By now, enough has been added to the story to elevate it beyond a routine ghost story. But, ladies and gentlemen, there is more to come. And, his name is Harmon Smith. Gordon's ancestor came to Solom 200 years ago, as a Methodist preacher come to spread the Word by traveling on his trusty horse, Old Saint, from little village to little village. His home was in Solom, though, and the preachers from the other sects (e.g., Primitive Baptists, Free Will Baptists) were none too thrilled with Harmon's charismatic presence and growing popularity. When Harmon began resurrecting some Old Testament rituals, like boosting the local harvests by doing animal sacrifices, that was going too far. Three of the preachers got together, waylaid Harmon up in the mountains, killed him and buried parts of his body in their three different cemeteries.

Did he stay dead? Did he seek revenge periodically over the decades? I'll reveal no more, as I do not want to spoil it for the readers.
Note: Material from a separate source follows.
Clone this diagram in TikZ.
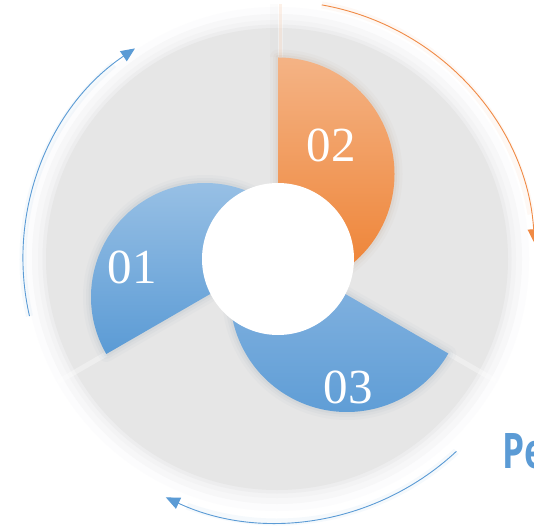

I will say that the Circuit Rider (Harmon Smith) is a major factor in this story, and the confrontation near the end is almost apocalyptic.

I mentioned imperfections in the beginning of this piece. They might be more a matter of personal preferences, though. First, I think that the cast of characters is a bit too big, with many residents of Solom included. These characters all play a part, but the plethora does create a bit of a slow start to the story, as they all must be introduced. Also, there is at least one scene where the sexual behavior is too detailed and explicit for me. The scene was necessary, but I would have preferred that the explicitness were toned down. But that might just be me and my personal, family and regional values.

Bottom line: This is a creepy, intricate horror story, with a bit of a slow start, but some amazing characters and concepts that overshadow a few minor imperfections. The Circuit Rider rules!